For in class activities and labs we’ll use rstudio.cloud, this way we will all be using exactly the same version of R, and R packages.

To get started:

  1. Head to https://rstudio.cloud/ and log in either by creating an account or using your account on an existing service (google or github).

  2. Join the class workspace by going to: ST541 workspace (this link will only work during the first week of class).

You should see a couple of existing projects including russia-elections, which we’ll explore on the first day of class. To access the workspace in future, log in to rstudio.cloud, and find the workspace under Spaces on the left hand menu.

git and github

github will be our primary mode for sharing our work (including me providing you starter code, data or documents for homework). I have set up a private organization for us for this purpose. You will get set up during the first lab.

Before then, get a github account if you don’t have one. Head to https://github.com and sign up for a free account (don’t pay for one!). But first, read this advice on choosing a username.

Although not required for the class, you may also like to request a Student Developer Pack, which among other things gives you unlimited private repositories while you are a student.

Textbook

While there is no required textbook for the class, I will post readings (or assign them as homework) from mostly open and online resources.

In addition you may find the following books useful supplements:

Evaluation of Student Performance

Your final grade will be a weighted combination of homework (50%), a project (40%) and class participation (10%).

Homework (50%): Weekly homework will be released on the class website on Fridays and due the following Thursday at midnight. You may discuss ideas with other students, but you must write up your homework without assistance and on your own. Late homework will not be accepted without prior arrangement with the instructor. Your lowest homework score will be dropped.

Project (40%): You will undertake an individual project that includes a substantial component of statistical computing. The final deliverable will include a written report, a github repository and (optionally for ST5441 students) an oral presentation. Incremental deadlines will occur throughout the quarter to help you make consistent progress.

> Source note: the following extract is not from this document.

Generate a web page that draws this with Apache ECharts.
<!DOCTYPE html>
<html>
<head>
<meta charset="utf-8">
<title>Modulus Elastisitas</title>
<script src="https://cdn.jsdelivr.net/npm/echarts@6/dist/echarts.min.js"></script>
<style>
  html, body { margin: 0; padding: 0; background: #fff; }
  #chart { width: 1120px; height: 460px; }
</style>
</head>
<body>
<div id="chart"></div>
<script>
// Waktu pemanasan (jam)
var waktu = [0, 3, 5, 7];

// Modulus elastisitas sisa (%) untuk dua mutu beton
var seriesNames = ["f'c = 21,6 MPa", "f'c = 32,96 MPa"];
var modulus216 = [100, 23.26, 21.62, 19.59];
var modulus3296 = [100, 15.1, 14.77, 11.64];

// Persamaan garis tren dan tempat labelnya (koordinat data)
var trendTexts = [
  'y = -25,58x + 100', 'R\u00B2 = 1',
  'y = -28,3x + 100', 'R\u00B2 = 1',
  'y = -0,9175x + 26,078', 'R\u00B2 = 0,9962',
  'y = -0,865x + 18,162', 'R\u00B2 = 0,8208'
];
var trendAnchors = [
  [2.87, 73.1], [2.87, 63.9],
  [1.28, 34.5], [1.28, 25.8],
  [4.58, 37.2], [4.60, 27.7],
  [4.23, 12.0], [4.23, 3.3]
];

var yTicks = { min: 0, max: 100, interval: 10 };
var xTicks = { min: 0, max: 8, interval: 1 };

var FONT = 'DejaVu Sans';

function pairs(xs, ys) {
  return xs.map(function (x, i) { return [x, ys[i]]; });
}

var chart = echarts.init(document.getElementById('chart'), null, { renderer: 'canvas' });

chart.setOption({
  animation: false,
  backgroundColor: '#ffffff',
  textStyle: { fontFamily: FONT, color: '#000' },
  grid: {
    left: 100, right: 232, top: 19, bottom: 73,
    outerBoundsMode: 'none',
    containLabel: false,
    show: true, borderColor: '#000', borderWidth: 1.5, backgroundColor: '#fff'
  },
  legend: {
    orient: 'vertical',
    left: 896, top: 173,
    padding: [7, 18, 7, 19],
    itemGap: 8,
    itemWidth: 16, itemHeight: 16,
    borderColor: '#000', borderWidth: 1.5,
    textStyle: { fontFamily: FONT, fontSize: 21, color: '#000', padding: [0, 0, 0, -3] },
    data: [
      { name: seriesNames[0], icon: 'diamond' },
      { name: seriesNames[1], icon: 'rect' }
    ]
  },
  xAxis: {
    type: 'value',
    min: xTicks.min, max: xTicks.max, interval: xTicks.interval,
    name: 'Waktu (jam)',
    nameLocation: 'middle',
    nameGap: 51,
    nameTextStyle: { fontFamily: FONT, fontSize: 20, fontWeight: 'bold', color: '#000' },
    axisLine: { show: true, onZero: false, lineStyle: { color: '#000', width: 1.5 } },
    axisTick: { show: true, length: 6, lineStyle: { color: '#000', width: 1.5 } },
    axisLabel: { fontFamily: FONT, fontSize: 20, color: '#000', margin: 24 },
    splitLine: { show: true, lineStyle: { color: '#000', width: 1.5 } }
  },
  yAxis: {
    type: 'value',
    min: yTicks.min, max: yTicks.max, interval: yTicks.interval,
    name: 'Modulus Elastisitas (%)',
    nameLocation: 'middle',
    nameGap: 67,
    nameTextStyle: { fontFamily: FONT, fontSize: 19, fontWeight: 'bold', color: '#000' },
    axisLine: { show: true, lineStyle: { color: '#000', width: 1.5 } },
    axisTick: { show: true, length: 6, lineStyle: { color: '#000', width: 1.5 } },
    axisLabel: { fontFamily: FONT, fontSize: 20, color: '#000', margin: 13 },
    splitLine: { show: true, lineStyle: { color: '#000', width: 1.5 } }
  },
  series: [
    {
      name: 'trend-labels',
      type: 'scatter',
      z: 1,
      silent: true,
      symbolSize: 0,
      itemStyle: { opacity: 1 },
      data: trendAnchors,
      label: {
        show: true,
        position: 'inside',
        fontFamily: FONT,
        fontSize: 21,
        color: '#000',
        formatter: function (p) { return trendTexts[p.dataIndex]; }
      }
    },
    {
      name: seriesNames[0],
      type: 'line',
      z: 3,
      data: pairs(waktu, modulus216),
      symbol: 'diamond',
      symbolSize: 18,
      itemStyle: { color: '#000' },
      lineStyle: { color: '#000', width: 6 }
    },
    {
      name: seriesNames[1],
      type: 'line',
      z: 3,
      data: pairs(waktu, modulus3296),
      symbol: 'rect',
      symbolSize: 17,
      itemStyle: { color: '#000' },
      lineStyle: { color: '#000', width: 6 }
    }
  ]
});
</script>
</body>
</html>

Class participation (10%): Particpation will be assessed based on three components: attendance, preparation and contribution. A perfect participation score comes from showing up to lecture on-time (or letting me know you can’t make it and how you plan to catch up), having completed any required pre-lecture activities (e.g. readings or computing tasks) and actively contributing to small group activities in class.

Grading Scale

Letter grades will be assigned according to the following scheme:

Percent Grade
95 – 100 A
88 – 94.9 A-
80 – 87.9 B+
75 – 79.9 B
70 – 74.9 B-
65 – 69.9 C+
60 – 64.9 C
55 – 59.9 C-
45 – 54.9 D
0 – 45 F

Student Conduct

Students are expected to be honest and ethical in their academic work. Please read the full text of the University Student Conduct Code at http://studentlife.oregonstate.edu/code to understand what constitutes academic dishonesty under OSU policy. Any incidents of academic dishonesty will be dealt with as outlined in the University’s Academic Regulations.

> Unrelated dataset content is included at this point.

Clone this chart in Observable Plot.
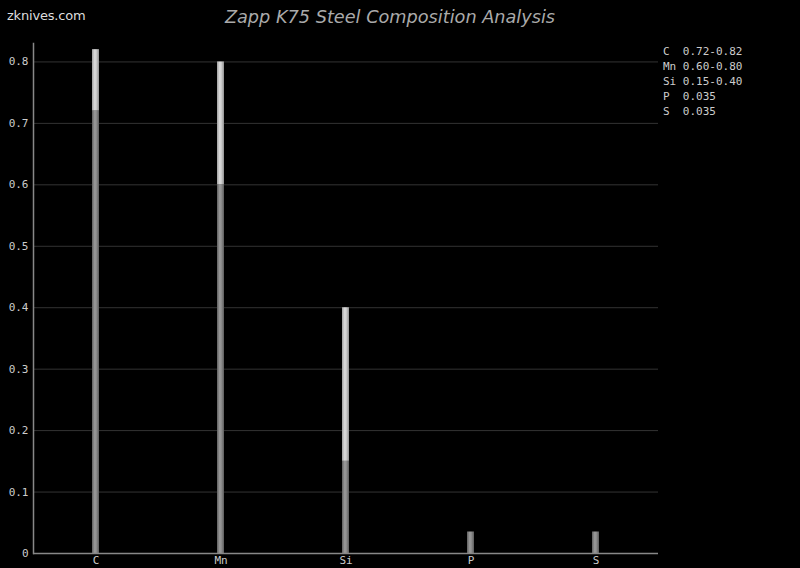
<!DOCTYPE html>
<html>
<head>
<meta charset="utf-8">
<script src="https://cdn.jsdelivr.net/npm/d3@7"></script>
<script src="https://cdn.jsdelivr.net/npm/@observablehq/plot@0.6"></script>
<style>
  html, body { margin: 0; padding: 0; background: #000; }
  #wrap { position: relative; width: 800px; height: 568px; background: #000; overflow: hidden; }
  #site { position: absolute; left: 7px; top: 8px; font: 13px "DejaVu Sans", sans-serif; letter-spacing: -0.2px; color: #ddd; }
  #title { position: absolute; left: 0; width: 780px; top: 7px; text-align: center; font: italic 17.7px "DejaVu Sans", sans-serif; color: #aaa; }
  #legend { position: absolute; left: 663px; top: 44px; font: 11px "DejaVu Sans Mono", monospace; color: #ccc; line-height: 15px; white-space: pre; }
</style>
</head>
<body>
<div id="wrap">
  <div id="chart"></div>
  <div id="site">zknives.com</div>
  <div id="title">Zapp K75 Steel Composition Analysis</div>
  <div id="legend"></div>
</div>
<script>
const elements = ["C", "Mn", "Si", "P", "S"];
const lowValues = [0.72, 0.60, 0.15, 0.035, 0.035];
const highValues = [0.82, 0.80, 0.40, 0.035, 0.035];
const rangeLabels = ["0.72-0.82", "0.60-0.80", "0.15-0.40", "0.035", "0.035"];
const yTicks = [0, 0.1, 0.2, 0.3, 0.4, 0.5, 0.6, 0.7, 0.8];

const data = elements.map((e, i) => ({ el: e, low: lowValues[i], high: highValues[i] }));
const upper = data.filter(d => d.high > d.low);

const plot = Plot.plot({
  width: 800,
  height: 568,
  marginLeft: 33,
  marginRight: 142,
  marginTop: 43,
  marginBottom: 15,
  style: { background: "#000", color: "#ccc", fontFamily: "DejaVu Sans Mono, monospace", fontSize: "11px" },
  x: { domain: elements, padding: 0, label: null },
  y: { domain: [0, 0.83], label: null },
  marks: [
    Plot.ruleY(yTicks.slice(1), { stroke: "#333", strokeWidth: 1 }),
    Plot.axisY({ ticks: yTicks, tickSize: 0, tickPadding: 5, tickFormat: d => d === 0 ? "0" : d3.format(".1f")(d), fill: "#ccc", label: null }),
    Plot.axisX({ tickSize: 0, tickPadding: 3, fill: "#ccc", label: null }),
    Plot.barY(data, { x: "el", y1: 0, y2: "low", fill: "url(#gLow)", insetLeft: 59, insetRight: 59 }),
    Plot.barY(upper, { x: "el", y1: "low", y2: "high", fill: "url(#gHigh)", insetLeft: 59, insetRight: 59 }),
    Plot.ruleY([0], { stroke: "#888", strokeWidth: 1.5 }),
    Plot.frame({ anchor: "left", stroke: "#888", strokeWidth: 1.5 })
  ]
});

const svg = d3.select(plot);
const defs = svg.insert("defs", ":first-child");
function grad(id, stops) {
  const g = defs.append("linearGradient").attr("id", id).attr("x1", "0").attr("x2", "1").attr("y1", "0").attr("y2", "0");
  stops.forEach(([o, c]) => g.append("stop").attr("offset", o).attr("stop-color", c));
}
grad("gLow", [[0, "#606060"], [0.4, "#9c9c9c"], [0.65, "#8a8a8a"], [1, "#5c5c5c"]]);
grad("gHigh", [[0, "#a0a0a0"], [0.4, "#dedede"], [0.65, "#c8c8c8"], [1, "#909090"]]);

document.getElementById("chart").appendChild(plot);

const pad = Math.max(...elements.map(e => e.length));
document.getElementById("legend").textContent =
  elements.map((e, i) => e.padEnd(pad, " ") + " " + rangeLabels[i]).join("\n");
</script>
</body>
</html>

The Student Conduct Code defines academic dishonesty as:

Any action that misrepresents a student or group’s work, knowledge, or achievement, provides a potential or actual inequitable advantage, or compromises the integrity of the educational process.

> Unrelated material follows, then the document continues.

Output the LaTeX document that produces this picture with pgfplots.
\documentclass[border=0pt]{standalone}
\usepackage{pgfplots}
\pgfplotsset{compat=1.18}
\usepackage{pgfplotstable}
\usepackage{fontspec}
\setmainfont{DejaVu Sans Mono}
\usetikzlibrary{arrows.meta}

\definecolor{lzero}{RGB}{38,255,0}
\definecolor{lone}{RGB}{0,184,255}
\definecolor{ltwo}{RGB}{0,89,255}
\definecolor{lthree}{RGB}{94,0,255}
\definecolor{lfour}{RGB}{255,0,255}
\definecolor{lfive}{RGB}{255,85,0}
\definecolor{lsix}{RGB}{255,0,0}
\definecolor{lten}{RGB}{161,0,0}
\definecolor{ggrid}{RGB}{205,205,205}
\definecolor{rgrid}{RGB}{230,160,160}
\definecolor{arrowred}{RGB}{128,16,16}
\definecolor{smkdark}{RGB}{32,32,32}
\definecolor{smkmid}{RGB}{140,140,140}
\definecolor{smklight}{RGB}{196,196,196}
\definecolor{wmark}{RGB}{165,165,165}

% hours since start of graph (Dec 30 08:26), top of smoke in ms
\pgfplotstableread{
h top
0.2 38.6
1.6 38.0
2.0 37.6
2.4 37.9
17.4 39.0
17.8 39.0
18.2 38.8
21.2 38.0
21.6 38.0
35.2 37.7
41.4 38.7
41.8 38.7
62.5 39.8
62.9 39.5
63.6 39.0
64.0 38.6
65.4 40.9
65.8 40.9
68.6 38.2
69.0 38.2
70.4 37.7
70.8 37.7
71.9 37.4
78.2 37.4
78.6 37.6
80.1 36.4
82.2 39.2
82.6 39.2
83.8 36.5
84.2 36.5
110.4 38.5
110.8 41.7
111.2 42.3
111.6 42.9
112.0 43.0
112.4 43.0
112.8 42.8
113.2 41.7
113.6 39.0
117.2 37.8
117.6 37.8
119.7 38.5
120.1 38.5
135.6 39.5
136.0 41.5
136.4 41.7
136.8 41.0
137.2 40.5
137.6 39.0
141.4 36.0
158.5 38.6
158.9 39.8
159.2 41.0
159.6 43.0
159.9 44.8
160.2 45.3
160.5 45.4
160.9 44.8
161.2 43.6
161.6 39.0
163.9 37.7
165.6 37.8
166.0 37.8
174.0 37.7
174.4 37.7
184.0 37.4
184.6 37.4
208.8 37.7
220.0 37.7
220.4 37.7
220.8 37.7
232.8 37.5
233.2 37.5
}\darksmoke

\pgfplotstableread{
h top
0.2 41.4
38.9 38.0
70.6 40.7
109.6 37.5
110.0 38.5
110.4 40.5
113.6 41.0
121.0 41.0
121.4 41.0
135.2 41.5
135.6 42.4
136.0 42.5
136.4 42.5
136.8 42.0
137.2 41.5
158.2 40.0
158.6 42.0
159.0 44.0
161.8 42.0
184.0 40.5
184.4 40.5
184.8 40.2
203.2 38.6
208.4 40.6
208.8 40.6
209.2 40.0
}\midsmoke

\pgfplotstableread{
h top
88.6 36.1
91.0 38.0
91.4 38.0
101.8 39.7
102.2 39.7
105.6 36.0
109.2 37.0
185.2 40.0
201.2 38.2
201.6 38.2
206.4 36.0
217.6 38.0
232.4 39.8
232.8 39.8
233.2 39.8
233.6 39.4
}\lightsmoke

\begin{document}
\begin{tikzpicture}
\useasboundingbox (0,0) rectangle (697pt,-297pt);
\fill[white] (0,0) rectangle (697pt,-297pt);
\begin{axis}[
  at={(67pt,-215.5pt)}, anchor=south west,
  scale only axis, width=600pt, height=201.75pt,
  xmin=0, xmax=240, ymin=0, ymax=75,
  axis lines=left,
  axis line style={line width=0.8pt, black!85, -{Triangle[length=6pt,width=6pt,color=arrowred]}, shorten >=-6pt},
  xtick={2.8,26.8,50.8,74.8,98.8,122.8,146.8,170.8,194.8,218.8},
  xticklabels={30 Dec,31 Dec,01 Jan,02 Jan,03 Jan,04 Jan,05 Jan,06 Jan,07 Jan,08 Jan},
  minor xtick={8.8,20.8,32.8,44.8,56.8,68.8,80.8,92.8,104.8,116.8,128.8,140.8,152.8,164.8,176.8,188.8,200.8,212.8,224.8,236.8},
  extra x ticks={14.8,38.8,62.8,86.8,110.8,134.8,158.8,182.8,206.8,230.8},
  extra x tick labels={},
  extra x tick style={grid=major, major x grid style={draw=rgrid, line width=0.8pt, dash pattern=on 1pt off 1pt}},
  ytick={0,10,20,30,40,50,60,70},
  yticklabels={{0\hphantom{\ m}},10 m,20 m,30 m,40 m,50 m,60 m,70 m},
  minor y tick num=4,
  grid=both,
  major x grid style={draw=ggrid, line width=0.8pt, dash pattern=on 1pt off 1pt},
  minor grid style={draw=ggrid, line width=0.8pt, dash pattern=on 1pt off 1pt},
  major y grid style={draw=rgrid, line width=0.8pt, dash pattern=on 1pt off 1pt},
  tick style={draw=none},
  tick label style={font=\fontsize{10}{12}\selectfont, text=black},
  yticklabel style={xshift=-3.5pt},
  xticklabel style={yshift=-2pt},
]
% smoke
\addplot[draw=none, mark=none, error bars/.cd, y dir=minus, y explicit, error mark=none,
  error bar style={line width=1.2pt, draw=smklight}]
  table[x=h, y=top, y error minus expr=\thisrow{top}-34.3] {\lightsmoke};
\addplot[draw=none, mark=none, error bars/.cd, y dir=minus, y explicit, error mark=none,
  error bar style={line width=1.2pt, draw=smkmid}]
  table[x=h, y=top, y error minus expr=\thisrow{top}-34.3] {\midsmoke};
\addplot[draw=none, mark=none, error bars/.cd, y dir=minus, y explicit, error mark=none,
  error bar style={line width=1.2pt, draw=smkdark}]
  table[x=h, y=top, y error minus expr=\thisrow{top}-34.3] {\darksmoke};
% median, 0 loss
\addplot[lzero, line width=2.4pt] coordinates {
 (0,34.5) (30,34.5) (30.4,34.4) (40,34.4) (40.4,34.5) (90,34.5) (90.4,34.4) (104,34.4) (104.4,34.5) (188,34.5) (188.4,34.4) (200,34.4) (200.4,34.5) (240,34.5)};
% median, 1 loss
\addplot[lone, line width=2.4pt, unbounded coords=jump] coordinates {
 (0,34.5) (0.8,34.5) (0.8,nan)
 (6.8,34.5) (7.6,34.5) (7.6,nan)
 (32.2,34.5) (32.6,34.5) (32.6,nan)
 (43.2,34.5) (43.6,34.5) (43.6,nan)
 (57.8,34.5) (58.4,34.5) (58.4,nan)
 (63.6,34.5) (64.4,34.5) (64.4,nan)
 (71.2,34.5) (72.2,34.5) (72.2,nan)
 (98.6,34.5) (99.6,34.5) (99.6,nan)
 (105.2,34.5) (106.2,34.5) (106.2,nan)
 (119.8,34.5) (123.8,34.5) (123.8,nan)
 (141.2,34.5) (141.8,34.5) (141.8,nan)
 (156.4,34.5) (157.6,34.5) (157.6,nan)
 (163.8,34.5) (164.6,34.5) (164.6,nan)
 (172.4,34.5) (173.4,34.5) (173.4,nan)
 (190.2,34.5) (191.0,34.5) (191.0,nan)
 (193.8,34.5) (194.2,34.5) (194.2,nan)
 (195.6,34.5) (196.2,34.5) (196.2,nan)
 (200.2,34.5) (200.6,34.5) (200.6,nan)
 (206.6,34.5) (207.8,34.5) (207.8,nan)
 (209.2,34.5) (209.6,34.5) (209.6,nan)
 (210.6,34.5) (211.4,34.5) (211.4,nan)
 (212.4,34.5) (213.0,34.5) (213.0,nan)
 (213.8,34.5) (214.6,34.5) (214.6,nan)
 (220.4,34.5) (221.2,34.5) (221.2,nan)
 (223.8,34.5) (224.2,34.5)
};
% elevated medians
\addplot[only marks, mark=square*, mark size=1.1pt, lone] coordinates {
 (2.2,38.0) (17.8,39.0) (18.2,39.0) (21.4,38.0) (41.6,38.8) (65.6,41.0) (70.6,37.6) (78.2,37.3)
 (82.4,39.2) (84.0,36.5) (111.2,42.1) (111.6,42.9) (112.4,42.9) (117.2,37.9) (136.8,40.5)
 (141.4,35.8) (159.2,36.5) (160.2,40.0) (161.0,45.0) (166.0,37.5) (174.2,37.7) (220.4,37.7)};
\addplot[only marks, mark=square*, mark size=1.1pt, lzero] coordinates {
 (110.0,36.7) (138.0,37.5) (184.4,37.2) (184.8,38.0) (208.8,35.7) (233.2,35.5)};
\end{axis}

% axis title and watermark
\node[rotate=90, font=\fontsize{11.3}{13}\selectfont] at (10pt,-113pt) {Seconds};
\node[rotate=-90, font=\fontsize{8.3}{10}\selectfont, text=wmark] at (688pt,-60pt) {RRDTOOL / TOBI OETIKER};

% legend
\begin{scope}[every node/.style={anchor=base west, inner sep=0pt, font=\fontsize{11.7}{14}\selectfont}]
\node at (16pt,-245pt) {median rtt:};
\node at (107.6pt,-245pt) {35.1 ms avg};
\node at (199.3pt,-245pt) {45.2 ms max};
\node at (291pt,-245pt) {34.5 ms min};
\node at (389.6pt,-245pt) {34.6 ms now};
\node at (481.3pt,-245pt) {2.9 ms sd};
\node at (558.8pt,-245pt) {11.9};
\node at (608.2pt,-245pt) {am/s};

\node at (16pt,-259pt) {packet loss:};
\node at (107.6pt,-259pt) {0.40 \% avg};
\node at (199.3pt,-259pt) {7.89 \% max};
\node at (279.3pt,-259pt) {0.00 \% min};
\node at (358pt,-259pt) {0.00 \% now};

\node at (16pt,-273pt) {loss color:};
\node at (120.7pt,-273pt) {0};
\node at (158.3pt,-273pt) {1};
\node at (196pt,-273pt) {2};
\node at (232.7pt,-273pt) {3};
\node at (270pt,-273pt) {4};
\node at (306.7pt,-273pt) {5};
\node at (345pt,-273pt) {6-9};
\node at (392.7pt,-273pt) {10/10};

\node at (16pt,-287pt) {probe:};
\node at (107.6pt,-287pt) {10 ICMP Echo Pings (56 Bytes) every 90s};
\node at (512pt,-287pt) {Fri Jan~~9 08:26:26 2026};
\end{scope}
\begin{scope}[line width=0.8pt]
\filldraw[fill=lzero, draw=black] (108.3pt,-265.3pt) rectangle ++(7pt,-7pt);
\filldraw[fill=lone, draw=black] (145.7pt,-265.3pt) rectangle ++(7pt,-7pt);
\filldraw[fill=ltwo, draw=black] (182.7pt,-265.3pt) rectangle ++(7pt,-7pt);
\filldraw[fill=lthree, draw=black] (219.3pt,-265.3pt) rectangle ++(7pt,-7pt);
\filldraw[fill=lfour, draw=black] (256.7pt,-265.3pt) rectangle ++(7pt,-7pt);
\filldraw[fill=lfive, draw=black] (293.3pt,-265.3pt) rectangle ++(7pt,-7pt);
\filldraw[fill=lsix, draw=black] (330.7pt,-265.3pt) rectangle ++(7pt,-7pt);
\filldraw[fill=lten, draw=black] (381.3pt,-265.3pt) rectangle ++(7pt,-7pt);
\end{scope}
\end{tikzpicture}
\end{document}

Examples include, but are not limited to, the following:

Statement Regarding Students with Disabilities

Accommodations for students with disabilities are determined and approved by Disability Access Services (DAS). If you, as a student, believe you are eligible for accommodations but have not obtained approval please contact DAS immediately at 541-737-4098 or at http://ds.oregonstate.edu. DAS notifies students and faculty members of approved academic accommodations and coordinates implementation of those accommodations. While not required, students and faculty members are encouraged to discuss details of the implementation of individual accommodations.